Public lecture by Antje Wiener at the University of CambridgeAntje Wiener spoke at the Department of Politics and International Studies (POLIS) about her new book titled Constitution and Contestation of Norms in Global Governance
8 February 2017
Once norms lose normative clout, they are likely to turn into political hazards. This is in part due to the uneven perseverance of norms in time and space. Due to the social quality of norms, it follows that in order to understand how norms work, human perception is key. Human agency is therefore a central factor for norms research. This agentic aspect is enhanced by diverse effects of globalisation which are gaining in impact notwithstanding the formal validation of treaty norms and their social recognition by selected social groups.

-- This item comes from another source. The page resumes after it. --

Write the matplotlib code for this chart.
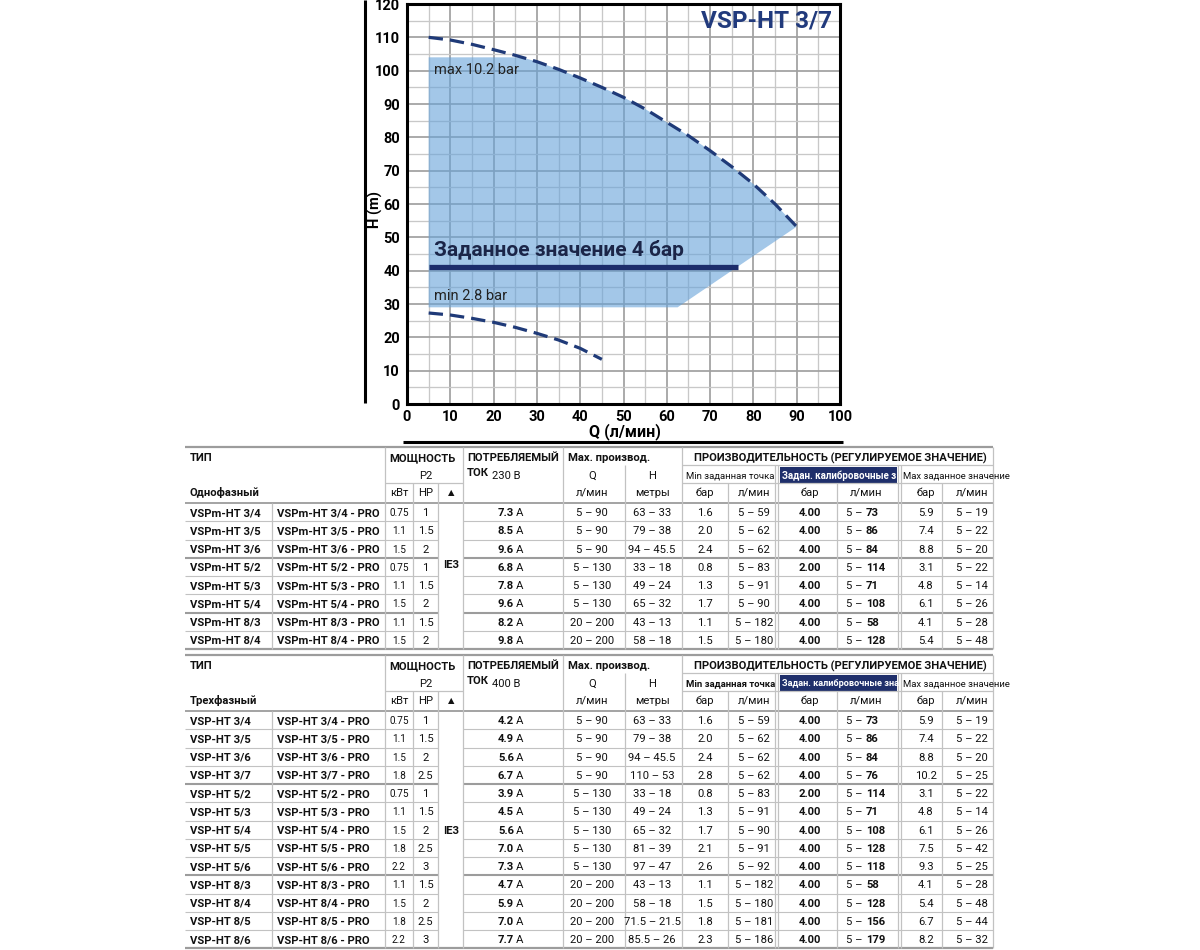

Despite formal agreement on treaties and taken-for-grantedness of certain fundamental norms, a legitimacy gap remains at the meso-level between fundamental norms and standardised rules. As recent results of elections and referendums demonstrate quite dramatically, this gap widens with the parallel development of globalised interaction (whether practised locally or globally) and individual political estrangement (whether due to social mobility or cultural diversity). As such the gap therefore represents a threat to the normative pull of international norms. This threat is notable in moments where meanings of norms are contested. The potential for normative conflict therefore grows in time, unless steps are undertaken to counter this development. To assess the role of global governance institutions as mechanisms to enhance normative legitimacy, the talk addresses the interplay between diversity and normativity as two central premises of global governance, and scrutinises the terms of engagement from the perspective of agency at sites of contestation where citizens and learned scholars intersect. The talk draws on international relations theory and James Tully’s Public Philosophy in a New Key. It proposes a novel focus on agency based on three practices of norm validation which distinguish between formal, habitual and cultural validation.